THE props holding up the values of risky mortgage securities finally started to give way last week. And that means the $30 billion in losses and write-downs taken by big brokerage firms in the third quarter are not likely to be the last.
Even as developments in the credit markets went from bad to worse this year, investors for the most part have remained upbeat about the values of the mortgage securities they held. One reason that they could keep their heads in the sand was that these complex securities are hard to value in good times, impossible during periods of stress.
Executives of companies with big stakes in mortgages also accentuated the power of positive investor thinking. Emerging periodically from their corner offices, these executives opined that in spite of rocketing delinquencies, most loans continued to perform well. Rating agencies, fending off complaints that they had been slow to downgrade, maintained that they would adjust their ratings only after they saw actual loan failures. Government officials trotted out regularly to contend that upheaval in the mortgage market was a minor scrape.
After last week, however, it was no longer plausible to deny that mortgage loans, and the complex securities derived from them, had crashed — and caused a lot of damage in the process.
First to face the music was Merrill Lynch, which stunned investors Wednesday with an $8.4 billion write-down, $7.9 billion of which was for mortgage-related assets. The write-down was $3.4 billion more than it had warned investors about just three weeks before.
Until that moment, investors had been willing to trust companies claiming to have limited exposure to the credit mess. But Merrill’s third-quarter results made clear that such confidence must now be earned, not presumed.
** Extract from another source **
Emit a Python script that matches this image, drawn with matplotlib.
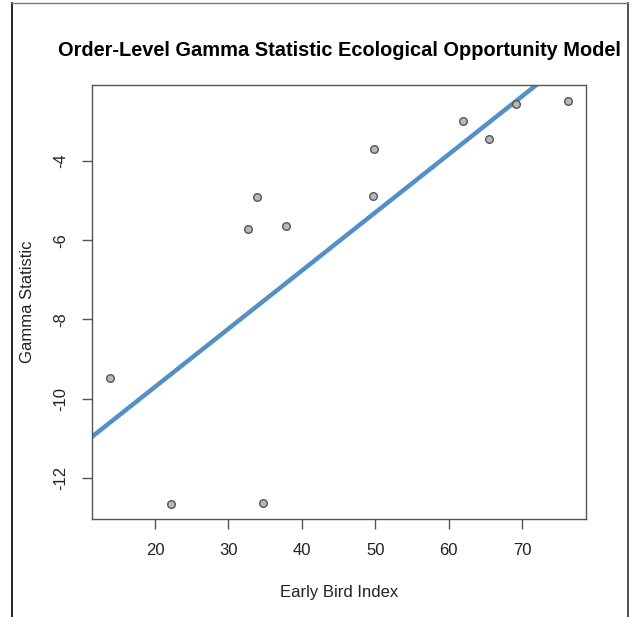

In a pained, hour-long conference call, Merrill’s top executives said that almost $8 billion of the firm’s capital had been vaporized in the third quarter because it had underestimated the degree to which its holdings of collateralized debt obligations, or C.D.O.’s, had tanked. C.D.O.’s are pools made up, for the most part, of mortgage securities divvied up into tranches of differing risk levels.
The executives on Merrill’s dismal conference call conceded that even after they decided to value their C.D.O. holdings more conservatively — resulting in losses — much of their methodology was based on “quantitative evaluation.” (For the rest of us, that means that Merrill was in the unfortunate position of still having to guesstimate its exposure to losses.)
ANALYSTS quickly responded by forecasting an additional $4 billion in write-downs on Merrill’s portfolio. Marking positions to model — a favorite reality dodge on Wall Street — just doesn’t cut it anymore.
To be sure, Merrill was especially overexposed in C.D.O.’s, choosing as it did to go into the business relatively late but in a very big, very voracious way. Other banks and brokerage firms are not likely to have as much junk on their books.
Nevertheless, Merrill’s decision to write down its holdings as it did gives a clear signal to other banks and brokerage firms that valuing similar assets at lofty levels is no longer acceptable or credible.
Then, on Friday, Moody’s Investors Service began downgrading C.D.O.’s. Despite the subprime turmoil, some of these securities had continued to carry high ratings — until Friday. Moody’s cut or placed on review for possible downgrade securities from dozens of C.D.O.’s, some rated as high as AAA. The C.D.O.’s that may be subject to a downgrade hold subprime mortgage loans worth $33 billion, and there are probably more to come.
Moody’s move was not a surprise. It warned several weeks ago that C.D.O.’s were finally coming under its microscope. But Moody’s downgrade is notable because many investors holding C.D.O.’s — like insurance companies — have to sell them when their ratings fall significantly.
With the C.D.O. market stopped dead in its tracks, it is not clear who will be willing to buy and at what price. But it’s a good bet that these forced sales aren’t going to add buoyancy to the market. A better bet may be to expect Wall Street to recognize further losses.
“We’ll definitely see a lot more write-downs,” said Josh Rosner, an expert on asset-backed securities at Graham-Fisher, an independent research firm in New York. “I think that the exposures that we are seeing and the announcement out of Merrill are the leading edge, not the end.”
ONE reason that Mr. Rosner expects more losses from banks and brokerage firms relates to the calendar. So far, the write-downs that banks and brokerage firms have taken have come during periods when managements were preparing their financial statements but hadn’t submitted them to outside auditors for a more thorough vetting.
Intense auditor scrutiny comes once a year, and that is the period we are in now — fiscal years at many big brokerage firms, Morgan Stanley, Lehman Brothers and Bear Stearns, for example, end in November.
“When it comes time for the auditors to attest, they are going to be very conservative,” Mr. Rosner said. That means write-downs will have to reflect the reality in the market, not some rosy scenario.
Way back in 2003, Warren Buffett defined derivatives — like those exploding on a balance sheet near you — as financial weapons of mass destruction.
“The derivatives genie is now well out of the bottle,” he wrote, “and these instruments will almost certainly multiply in variety and number until some event makes their toxicity clear.”
Last week, Merrill Lynch shareholders got a taste of that toxicity. Others will soon have their turn.